Abstract: [Plain Text Version]

$ \newcommand{\eps}{\epsilon} \newcommand{\poly}{\mathrm{poly}} \newcommand{\wh}[1]{{\widehat{#1}}} $

A $k$-modal probability distribution over the discrete domain $\{1,...,n\}$ is one whose histogram has at most $k$ “peaks” and “valleys.” Such distributions are natural generalizations of monotone ($k=0$) and unimodal ($k=1$) probability distributions, which have been intensively studied in probability theory and statistics.

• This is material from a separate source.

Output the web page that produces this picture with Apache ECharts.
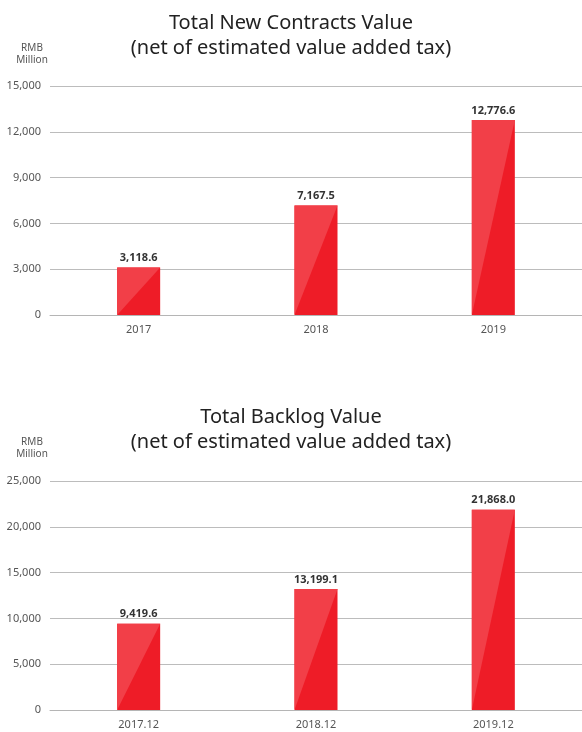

In this paper we consider the problem of learning (i.e., performing density estimation of) an unknown $k$-modal distribution with respect to the $L_1$ distance. The learning algorithm is given access to independent samples drawn from an unknown $k$-modal distribution $p$, and it must output a hypothesis distribution $\widehat{p}$ such that with high probability the total variation distance between $p$ and $\widehat{p}$ is at most $\eps.$ Our main goal is to obtain computationally efficient algorithms for this problem that use (close to) an information-theoretically optimal number of samples.

We give an efficient algorithm for this problem that runs in time $\poly(k,\log(n),1/\eps)$. For $k \leq \tilde{O}( {\log n})$, the number of samples used by our algorithm is very close (within an $\tilde{O}(\log(1/\eps))$ factor) to being information-theoretically optimal. Prior to this work computationally efficient algorithms were known only for the cases $k=0,1$ (Birgé 1987, 1997).

A novel feature of our approach is that our learning algorithm crucially uses a new algorithm for property testing of probability distributions as a key subroutine. The learning algorithm uses the property tester to efficiently decompose the $k$-modal distribution into $k$ (near-)monotone distributions, which are easier to learn.

A preliminary version of this work appeared in the Proceedings of the Twenty-Third Annual ACM-SIAM Symposium on Discrete Algorithms (SODA 2012).